Telus Corporation (TSX:T)(NYSE:TU) has been flat for two years now. It’s been difficult for the company to breakout recently because defensive stocks have become less favourable with the average investor. Sure, interest rates are expected to rise at a faster rate under President Trump, and cyclical stocks could see the most upside in the medium term, but that doesn’t mean you should dump all your solid defensive stocks like Telus.
I would recommend being a contrarian and scooping up shares of defensive names like Telus because they’re on sale right now, and defensive stocks will inevitably become favourable again once the bullishness fades. Although the bull still has legs, we’re in the late stages of a very old bull market. The next phase will involve a move back into defensive names, and by then, defensive stocks will be trading at a premium, not at a discount as they are right now.

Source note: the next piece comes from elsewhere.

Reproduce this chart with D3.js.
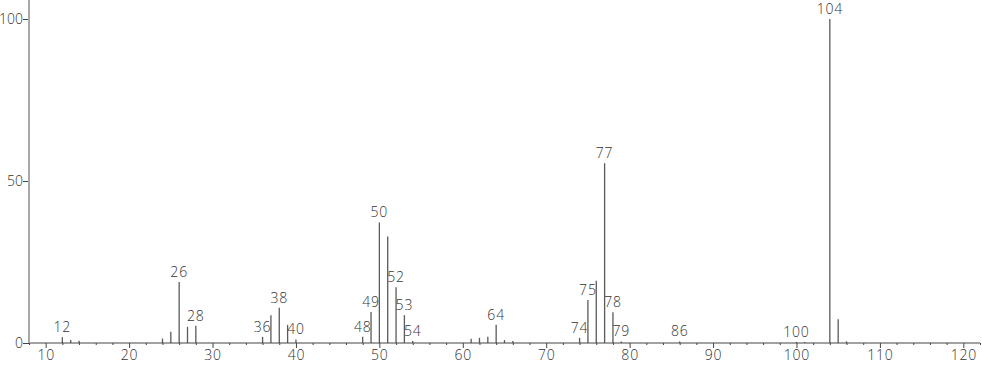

Terrific customer service will keep retention rates high
Telus has the best customer-retention rates thanks to its top-notch customer-satisfaction initiatives, which I believe is overlooked by many investors. There’s no question that it can be a very frustrating experience as a customer to call your wireless or internet service provider regarding a problem. The customer service team at Telus is doing everything in its power to keep its customers happy; they have the freedom to offer perks as an apology for an outage, slowdowns, or any other issue that is bound to happen in the telecom business.
Sure, the cost of the perks will add up, but if you take a step back and look at the big picture, the small price of the perks actually results in higher customer loyalty, and the customer will be more likely to sign another contract down the road. The low customer churn rates make Telus one of the most solid blue-chip dividend-growth stocks in the market today.
Shaw Communication Inc. (TSX:SJR.B)(NYSE:SJR)’s wireless segment, Freedom Mobile is set to be the fourth major player in the Canadian telecom scene. The company will threaten to steal a huge chunk from the Big Three’s customer bases, and it will be interesting to see how Telus holds up. Freedom Mobile’s goal is to have the perfect balance between affordability and reliability, and I think it will be a serious threat to the Big Three over the next few years.
Telus’s high customer-satisfaction results and high retention rates will allow the company to weather the storm that is Freedom Mobile’s entrance into the Canadian telecom scene. Although many believe Telus’s customer base may be the most at risk of losing customers, I would argue that it’s the least at risk because of its industry-leading customer service, which I believe will serve as a small moat in over the medium term. This moat isn’t impenetrable, but I think it’s enough to give it an edge over its peers in the Big Three.
The stock currently offers a juicy 4.5% dividend yield which will grow by leaps and bounds over the next few years. If you’re looking to play defence, then you should strongly consider adding shares of Telus to your portfolio today.